Hedge funds have bad rap
New Brunswick Telegraph-Journal, March 6

Definitions of hedge funds on the Internet often include terms like "wealthy private investors," "virtually unregulated" and "based offshore." Such terms would make most cautious investors run and hide. But the funds have been given a bad rap, and, properly managed, are safer than investing in equity markets, industry analysts say. SFU business professor Peter Klein and colleague Todd Brulhart compared hedge fund indices with equity markets and found the returns from investing in hedge funds were much less volatile. In other words, over the time period, hedge funds tended to earn returns that fell within a much narrower range. Equity indices on the other hand were more likely to springboard between large gains and large losses. "What the historic evidence says very clearly is the hedge fund portfolio is far less risky than the common stock portfolio," says Klein.

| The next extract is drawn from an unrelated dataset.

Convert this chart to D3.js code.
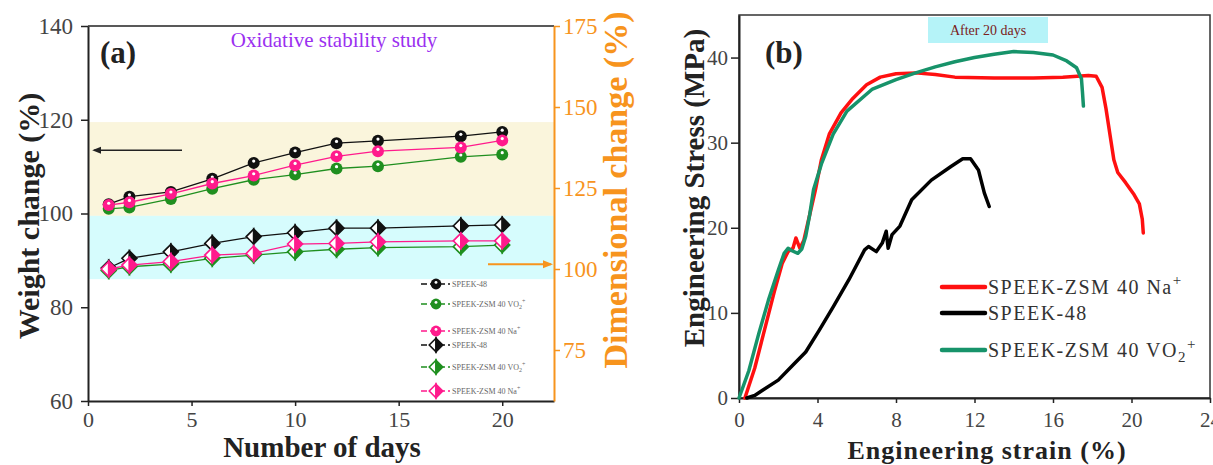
<!DOCTYPE html>
<html>
<head>
<meta charset="utf-8">
<script src="https://cdn.jsdelivr.net/npm/d3@7/dist/d3.min.js"></script>
<style>
  body { margin: 0; background: #fff; }
  svg text { font-family: "Liberation Serif", "Times New Roman", serif; }
</style>
</head>
<body>
<svg id="chart" width="1213" height="465"></svg>
<script>
// ---- panel (a): oxidative stability ----
const days = [1, 2, 4, 6, 8, 10, 12, 14, 18, 20];
const weightSpeek48 = [102.0, 103.6, 104.6, 107.4, 110.8, 113.0, 115.0, 115.5, 116.5, 117.4];
const weightVO2 = [101.0, 101.3, 103.1, 105.3, 107.2, 108.3, 109.6, 110.1, 112.1, 112.6];
const weightNa = [101.8, 102.4, 104.2, 106.4, 108.1, 110.3, 112.2, 113.3, 114.1, 115.6];
const dimSpeek48 = [100.3, 103.3, 105.3, 107.9, 110.0, 111.2, 112.6, 112.6, 113.3, 113.6];
const dimVO2 = [99.5, 100.7, 101.5, 103.3, 104.3, 105.3, 106.1, 106.6, 106.9, 107.4];
const dimNa = [100.0, 101.2, 102.3, 104.3, 104.8, 107.7, 107.9, 108.4, 108.7, 108.7];
const weightTicks = [60, 80, 100, 120, 140];
const dimTicks = [75, 100, 125, 150, 175];
const dayTicks = [0, 5, 10, 15, 20];
const legendA = ["SPEEK-48", "SPEEK-ZSM 40 VO2+", "SPEEK-ZSM 40 Na+", "SPEEK-48", "SPEEK-ZSM 40 VO2+", "SPEEK-ZSM 40 Na+"];

// ---- panel (b): tensile curves after 20 days ----
const naStrain = [0.3, 0.8, 1.3, 1.8, 2.2, 2.5, 2.75, 2.9, 3.0, 3.1, 3.3, 3.6, 3.9, 4.2, 4.6, 5.2, 5.8, 6.5, 7.2, 8.0, 9.0, 10.0, 11.0, 13.0, 15.0, 16.5, 17.8, 18.2, 18.5, 18.7, 18.9, 19.1, 19.3, 19.7, 20.1, 20.4, 20.55, 20.6];
const naStress = [0, 3.5, 8.0, 12.5, 15.8, 17.2, 17.6, 18.8, 18.2, 17.6, 18.5, 21.5, 24.5, 28.0, 31.0, 33.5, 35.2, 36.8, 37.7, 38.1, 38.2, 38.0, 37.7, 37.6, 37.6, 37.7, 37.9, 37.8, 36.5, 34.0, 31.0, 28.0, 26.5, 25.3, 24.0, 22.8, 21.0, 19.4];
const speekStrain = [0.4, 0.8, 1.2, 2.0, 2.8, 3.4, 4.1, 4.8, 5.6, 6.4, 6.6, 7.0, 7.3, 7.5, 7.6, 7.8, 8.2, 8.8, 9.8, 10.8, 11.4, 11.8, 12.2, 12.5, 12.75];
const speekStress = [0, 0.3, 0.9, 2.1, 4.0, 5.4, 8.0, 10.7, 13.9, 17.4, 17.8, 17.2, 18.2, 19.6, 17.6, 19.2, 20.2, 23.3, 25.6, 27.2, 28.1, 28.1, 26.8, 24.1, 22.5];
const vo2Strain = [0.0, 0.5, 1.0, 1.5, 2.0, 2.3, 2.5, 2.7, 3.0, 3.2, 3.4, 3.6, 3.8, 4.2, 4.8, 5.5, 6.8, 8.0, 9.0, 10.0, 11.0, 12.0, 13.0, 14.0, 15.0, 16.0, 16.7, 17.2, 17.45, 17.5, 17.55];
const vo2Stress = [0, 3.2, 7.5, 11.5, 15.0, 17.0, 17.6, 17.3, 17.0, 17.5, 19.0, 21.5, 24.5, 27.5, 31.0, 33.7, 36.3, 37.4, 38.2, 38.9, 39.5, 40.0, 40.4, 40.7, 40.6, 40.3, 39.6, 38.8, 37.5, 36.0, 34.3];
const strainTicks = [0, 4, 8, 12, 16, 20, 24];
const stressTicks = [0, 10, 20, 30, 40];
const legendB = ["SPEEK-ZSM 40 Na", "SPEEK-48", "SPEEK-ZSM 40 VO"];

const svg = d3.select("#chart");
const colBlack = "#111", colGreen = "#1f8f1f", colPink = "#ff1a8c", colOrange = "#f7941d";

// scales (a)
const xA = d3.scaleLinear().domain([0, 22.5]).range([88, 554]);
const yA = d3.scaleLinear().domain([60, 140]).range([401, 26]);
const yA2 = d3.scaleLinear().domain([59.26, 175]).range([401, 26]);

// background bands
svg.append("rect").attr("x", xA(0)).attr("width", xA(22.5) - xA(0))
  .attr("y", yA(119.5)).attr("height", yA(99.5) - yA(119.5)).attr("fill", "#faf5dc");
svg.append("rect").attr("x", xA(0)).attr("width", xA(22.5) - xA(0))
  .attr("y", yA(99.5)).attr("height", yA(86) - yA(99.5)).attr("fill", "#d6fcfd");

// top frame line
svg.append("line").attr("x1", xA(0)).attr("x2", xA(22.5)).attr("y1", yA(140)).attr("y2", yA(140))
  .attr("stroke", "#222").attr("stroke-width", 1.5);

function styleAxis(g, color, size) {
  g.select(".domain").attr("stroke", color).attr("stroke-width", 2);
  g.selectAll(".tick line").attr("stroke", color).attr("stroke-width", 1.5);
  g.selectAll(".tick text").attr("fill", color === "#222" ? "#444" : color)
    .style("font-size", size + "px").style("font-family", "Liberation Serif");
}

const axLeft = svg.append("g").attr("transform", `translate(${xA(0)},0)`)
  .call(d3.axisLeft(yA).tickValues(weightTicks).tickSize(7).tickPadding(8).tickSizeOuter(0));
styleAxis(axLeft, "#222", 23);

const axBottomA = svg.append("g").attr("transform", `translate(0,${yA(60)})`)
  .call(d3.axisBottom(xA).tickValues(dayTicks).tickSize(5).tickPadding(5).tickSizeOuter(0));
styleAxis(axBottomA, "#222", 22);

const axRight = svg.append("g").attr("transform", `translate(${xA(22.5)},0)`)
  .call(d3.axisRight(yA2).tickValues(dimTicks).tickSize(6).tickPadding(3).tickSizeOuter(0));
styleAxis(axRight, colOrange, 23);

// series lines + markers
const gA = svg.append("g");
function drawSeries(vals, scale, color, shape) {
  const line = d3.line().x((d, i) => xA(days[i])).y(d => scale(d));
  gA.append("path").datum(vals).attr("d", line).attr("fill", "none")
    .attr("stroke", color).attr("stroke-width", 1.3);
  vals.forEach((v, i) => drawMarker(gA, xA(days[i]), scale(v), color, shape, 1));
}
function drawMarker(g, cx, cy, color, shape, k) {
  if (shape === "circle") {
    g.append("circle").attr("cx", cx).attr("cy", cy).attr("r", 6 * k).attr("fill", color);
    g.append("circle").attr("cx", cx).attr("cy", cy - 1.8 * k).attr("r", 1.6 * k).attr("fill", "#fff");
  } else {
    const h = 7.5 * k;
    g.append("path").attr("d", `M${cx},${cy - h}L${cx - h},${cy}L${cx},${cy + h}Z`)
      .attr("fill", "#fff").attr("stroke", color).attr("stroke-width", 1.6);
    g.append("path").attr("d", `M${cx},${cy - h}L${cx + h},${cy}L${cx},${cy + h}Z`)
      .attr("fill", color).attr("stroke", color).attr("stroke-width", 1.6);
  }
}
drawSeries(weightSpeek48, yA, colBlack, "circle");
drawSeries(weightVO2, yA, colGreen, "circle");
drawSeries(weightNa, yA, colPink, "circle");
drawSeries(dimSpeek48, yA2, colBlack, "diamond");
drawSeries(dimVO2, yA2, colGreen, "diamond");
drawSeries(dimNa, yA2, colPink, "diamond");

// arrows
const defs = svg.append("defs");
defs.append("marker").attr("id", "headBlack").attr("viewBox", "0 0 10 10").attr("refX", 8).attr("refY", 5)
  .attr("markerWidth", 6).attr("markerHeight", 6).attr("orient", "auto-start-reverse")
  .append("path").attr("d", "M0,1L10,5L0,9Z").attr("fill", "#222");
defs.append("marker").attr("id", "headOrange").attr("viewBox", "0 0 10 10").attr("refX", 8).attr("refY", 5)
  .attr("markerWidth", 5).attr("markerHeight", 5).attr("orient", "auto")
  .append("path").attr("d", "M0,1L10,5L0,9Z").attr("fill", colOrange);
svg.append("line").attr("x1", 182).attr("x2", 94).attr("y1", yA(113.5)).attr("y2", yA(113.5))
  .attr("stroke", "#222").attr("stroke-width", 1.5).attr("marker-end", "url(#headBlack)");
svg.append("line").attr("x1", 488).attr("x2", 551).attr("y1", yA2(101.5)).attr("y2", yA2(101.5))
  .attr("stroke", colOrange).attr("stroke-width", 2).attr("marker-end", "url(#headOrange)");

// legend (a)
const legRowsA = [284, 304, 331, 345, 367, 391];
const legColA = [colBlack, colGreen, colPink, colBlack, colGreen, colPink];
legendA.forEach((name, i) => {
  const y = legRowsA[i];
  gA.append("line").attr("x1", 421).attr("x2", 450).attr("y1", y).attr("y2", y)
    .attr("stroke", legColA[i]).attr("stroke-width", 1.5).attr("stroke-dasharray", "6,3");
  drawMarker(gA, 436, y, legColA[i], i < 3 ? "circle" : "diamond", 0.9);
  const t = gA.append("text").attr("x", 452).attr("y", y + 3).attr("fill", "#666")
    .style("font-size", "8px");
  if (name.endsWith("VO2+")) {
    t.append("tspan").text(name.slice(0, -2));
    t.append("tspan").attr("dy", 2).style("font-size", "6px").text("2");
    t.append("tspan").attr("dy", -6).style("font-size", "6px").text("+");
  } else if (name.endsWith("+")) {
    t.append("tspan").text(name.slice(0, -1));
    t.append("tspan").attr("dy", -4).style("font-size", "6px").text("+");
  } else {
    t.text(name);
  }
});

// texts (a)
svg.append("text").attr("x", 100).attr("y", 63).style("font-size", "31px").style("font-weight", "bold")
  .attr("fill", "#222").text("(a)");
svg.append("text").attr("x", 334).attr("y", 47).attr("text-anchor", "middle").style("font-size", "21px")
  .attr("fill", "#9b30f0").text("Oxidative stability study");
svg.append("text").attr("transform", "translate(39,216) rotate(-90)").attr("text-anchor", "middle")
  .style("font-size", "30px").style("font-weight", "bold").attr("fill", "#222").text("Weight change (%)");
svg.append("text").attr("transform", "translate(627,190) rotate(-90)").attr("text-anchor", "middle")
  .style("font-size", "34px").style("font-weight", "bold").attr("fill", colOrange).text("Dimensional change (%)");
svg.append("text").attr("x", 322).attr("y", 457).attr("text-anchor", "middle")
  .style("font-size", "29px").style("font-weight", "bold").attr("fill", "#222").text("Number of days");

// ---- panel (b) ----
const xB = d3.scaleLinear().domain([0, 24]).range([739, 1210]);
const yB = d3.scaleLinear().domain([0, 45]).range([398, 15]);

svg.append("rect").attr("x", 928).attr("y", 17).attr("width", 120).attr("height", 26).attr("fill", "#b5f3f8");
svg.append("text").attr("x", 988).attr("y", 35).attr("text-anchor", "middle").style("font-size", "14px")
  .attr("fill", "#7a2020").text("After 20 days");

svg.append("rect").attr("x", xB(0)).attr("y", yB(45)).attr("width", xB(24) - xB(0)).attr("height", yB(0) - yB(45))
  .attr("fill", "none").attr("stroke", "#333").attr("stroke-width", 1.5);

const axLeftB = svg.append("g").attr("transform", `translate(${xB(0)},0)`)
  .call(d3.axisLeft(yB).tickValues(stressTicks).tickSize(8).tickPadding(3).tickSizeOuter(0));
styleAxis(axLeftB, "#222", 21);
const axBottomB = svg.append("g").attr("transform", `translate(0,${yB(0)})`)
  .call(d3.axisBottom(xB).tickValues(strainTicks).tickSize(5).tickPadding(9).tickSizeOuter(0));
styleAxis(axBottomB, "#222", 21);

const colRed = "#ff1010", colTeal = "#17936a";
const lineB = d3.line().x(d => xB(d[0])).y(d => yB(d[1]));
const curves = [
  { xs: naStrain, ys: naStress, color: colRed },
  { xs: speekStrain, ys: speekStress, color: "#000" },
  { xs: vo2Strain, ys: vo2Stress, color: colTeal }
];
curves.forEach(c => {
  svg.append("path").datum(c.xs.map((x, i) => [x, c.ys[i]])).attr("d", lineB)
    .attr("fill", "none").attr("stroke", c.color).attr("stroke-width", 3.5)
    .attr("stroke-linejoin", "round").attr("stroke-linecap", "round");
});

// legend (b)
const legRowsB = [287, 313, 350];
legendB.forEach((name, i) => {
  const y = legRowsB[i];
  svg.append("line").attr("x1", 942).attr("x2", 985).attr("y1", y).attr("y2", y)
    .attr("stroke", curves[i].color).attr("stroke-width", 4.5).attr("stroke-linecap", "round");
  const t = svg.append("text").attr("x", 988).attr("y", y + 7).attr("fill", "#333")
    .style("font-size", "20px").style("letter-spacing", "1.5px");
  t.append("tspan").text(name);
  if (i === 0) {
    t.append("tspan").attr("dy", -9).style("font-size", "15px").text("+");
  } else if (i === 2) {
    t.append("tspan").attr("dy", 5).style("font-size", "15px").text("2");
    t.append("tspan").attr("dy", -13).style("font-size", "15px").text("+");
  }
});

svg.append("text").attr("transform", "translate(704,188) rotate(-90)").attr("text-anchor", "middle")
  .style("font-size", "29px").style("font-weight", "bold").attr("fill", "#222").text("Engineering Stress (MPa)");
svg.append("text").attr("x", 987).attr("y", 459).attr("text-anchor", "middle")
  .style("font-size", "26px").style("font-weight", "bold").style("letter-spacing", "1px")
  .attr("fill", "#222").text("Engineering strain (%)");
svg.append("text").attr("x", 765).attr("y", 63).style("font-size", "31px").style("font-weight", "bold")
  .attr("fill", "#222").text("(b)");
</script>
</body>
</html>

Tiffany's sparkle coming to Vancouver
CBC News, March 1

The lucrative New York-based Tiffany and Co. has announced plans to open a store in Vancouver this year. The store, slated to open in November, will be located downtown and will be approximately 5,000 square feet. The store tradition of identifying its products as Tiffany diamonds will be seen here in Canada as well. While there has been pressure on companies to brand their diamonds as Canadian, SFU marketing professor Lindsay Meredith says there's no incentive for Tiffany's to follow suit. "Tiffany's doesn't have to market a darn thing except Tiffany's. It has worldwide recognition. Frankly, trying to market a Canadian diamond is not in the category of a big payoff for Tiffany here."


Adultescence: good life with parents
Vancouver Province, Feb. 20

Enjoying the luxuries of life which was once limited to the rich or retired is now being experienced by Canadians in their 20s and early 30s. It may include having meals prepared for them, driving nice cars, or taking frequent vacations. This is all attributed to living with their parents. Social scientists have noticed that young men and women are achieving professional accomplishments that certainly allow them to leave home, yet there is unwillingness to starting an independent life of their own. According to SFU sociologist and author of The Boomerang Age: Transitions to Adulthood in Families, Barbara Mitchell: "Previously, if kids did stay at home longer, it was more to help their aging parents, whereas now it's because they're getting the benefits of housing and economic support to save money."


Post-secondary boom in Surrey
Georgia Straight, Feb. 17

SFU's Surrey campus opened its doors in 2002 and now, four years later, it continues to grow and provide a greater breadth of course offerings. Universities follow demographic demand and on the south side of the Fraser River 28.5 per cent of the area's population is under 24 years of age. The province aims to add 8,000 new post-secondary seats in the South Fraser area by 2010 and this will be the largest number of fulltime student equivalents for any area in the province. SFU Surrey director Joanne Curry says, "The ministry looks at the same numbers the rest of us look at in terms of population growth, the demographics (and) the fact that the Surrey school district is the largest in the province." Curry said that SFU's Surrey expansion shouldn't conflict with other academic growth in the area. "I'm sure there are areas of direct competition, but I think there's an air of cooperation."